In 2006, Sullivan’s organization began documenting the demographic breakdown of the librarianship workforce, including those in academic, public, and school libraries. The American Library Association’s “Diversity Counts” report revealed that a significant majority of credential librarians were women between the ages of 45 and 54.
Believed to the be the first of its kind, the analysis found that fewer than 13 percent of the nearly 110,000 credential librarians, including those with at least a master’s degree in library science, were racial and ethnic minorities, an uptick from 9 percent in 1990. In 2000, academic librarians were slightly more diverse than their counterparts in public or school libraries, the study showed. “The 2000 data does not reflect the national recruitment efforts initiated by the ALA and others beginning in the late 1990s,” Keith Michael Fields, executive director for the association, lamented at the time the report was released.

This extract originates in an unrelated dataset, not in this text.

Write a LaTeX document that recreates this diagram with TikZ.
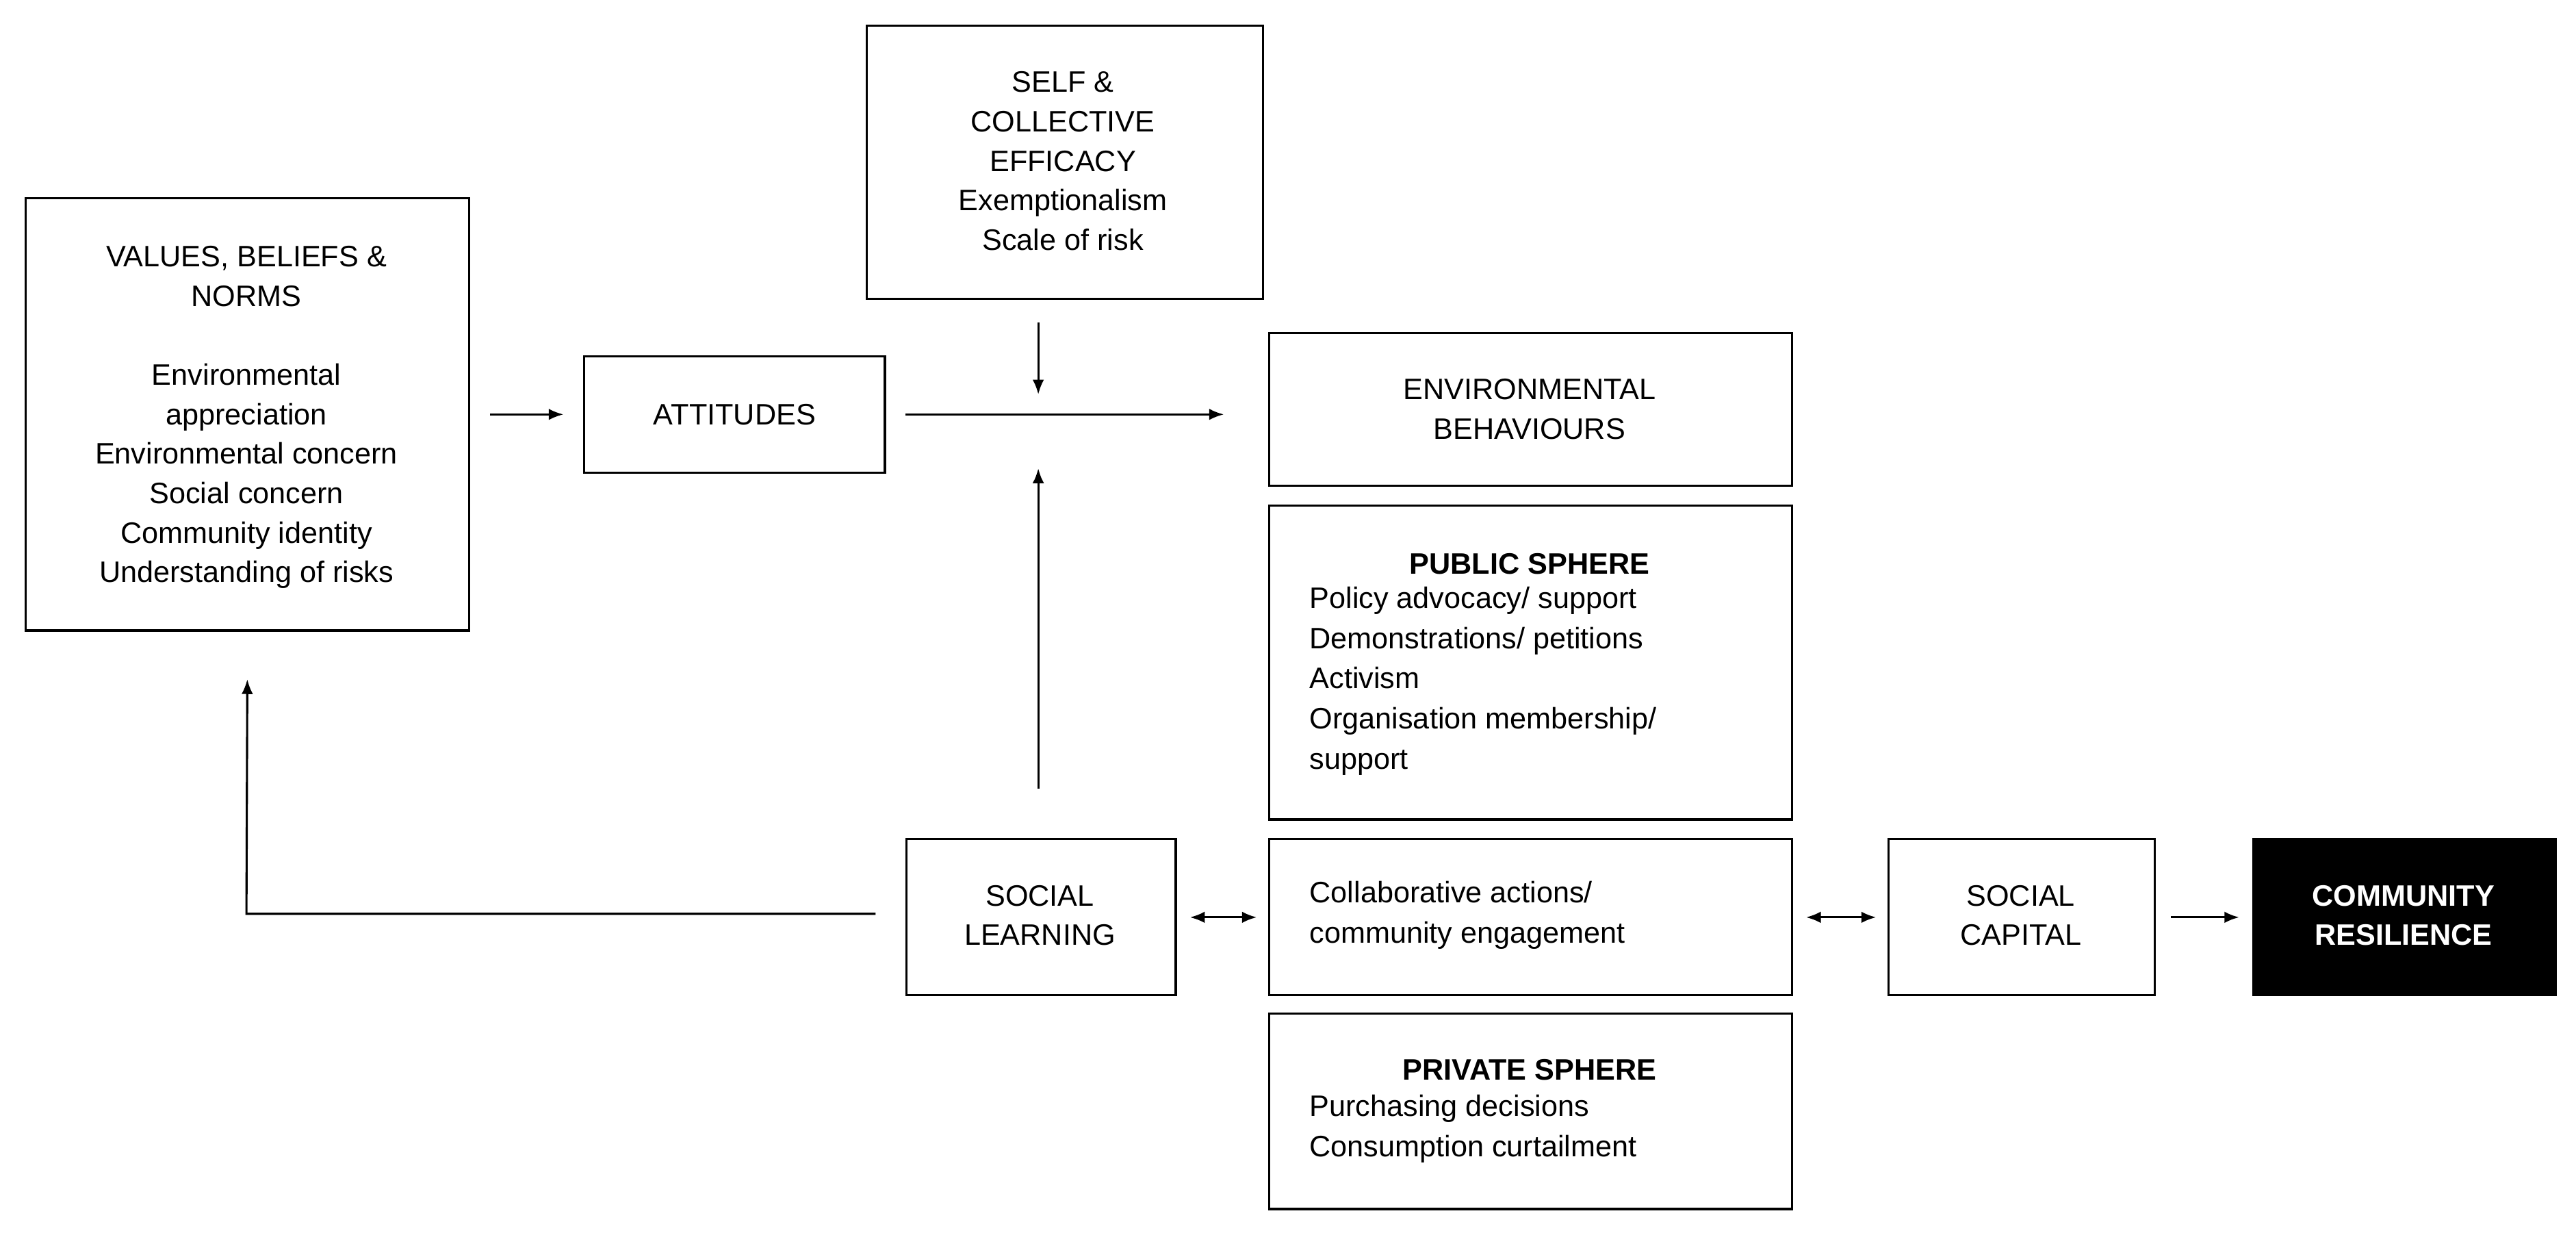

Minorities weren’t doing much better a decade later. Of the 118,666 credential librarians, nearly 88 percent were white, the library association determined after it reviewed 2009-2010 American Community Survey data. Minorities working in the nation’s public libraries, academic and school branches had made small gains from 11 percent in 2000 to 12 percent in 2010. At 5.2 percent, African-Americans were the minority group to have the largest representation, followed by Latinos (3 percent) and Asian-Americans (2.3 percent).
For the librarian workforce to reach parity with the nation’s demographics, which is estimated at nearly 37 percent of the total U.S. population, Puente stresses, “we would have to hire tens of thousands of librarians of color. That’s not going to happen.”
Future of Librarianship
Puente stresses that the nation will see a wave of retirements in the next decade, creating a need for librarians in public and private settings.
This is among the top reasons Alston, who was a former print journalist, decided to get his master’s in library science at North Carolina Central University. Aside from helping others find information, he saw an industry with better salaries and perhaps more job security, something that he’s beginning to question as politicians across the country constantly threaten to slash funding for these institutions.
After finishing his master’s in 2008, he secured employment as the first diversity resident librarian at the University of North Carolina at Greensboro. He worked as a reference librarian at Forsyth County Public Library in Winston-Salem before starting his doctoral program in 2011.
One way library associations are helping increase the pipeline of scholars trained in library science is by creating scholarship and mentorship programs for Latinos, African-Americans, Native Americans, and Asian-Americans to pursue librarianship careers.
One of the best-known programs is the American Library Association’s Spectrum Initiative, a multimillion-dollar effort to diversify the nation’s librarian workforce. Students receive financial support and professional development to fast-track their careers in library science.
Puente was one of those recipients. He first became interested in library science in 2003 while doing his graduate work at the University of Arizona’s School of Information Resources and Library Science.
Puente, who is the first in his family to obtain a college degree, noted that his father, who worked as brick mason, had one goal for his children: that they wouldn’t end up doing manual labor.
But when Puente told his parents he wanted to obtain a master’s degree in library science, his father couldn’t understand why his son wanted to spend more years in college to work putting books on shelves.
“That’s probably the biggest perception our profession has,” he said, adding that minority communities don’t understand the scope of the work, skills, and preparation necessary to become a librarian. One of his main missions, he said, is changing that perception among communities of color.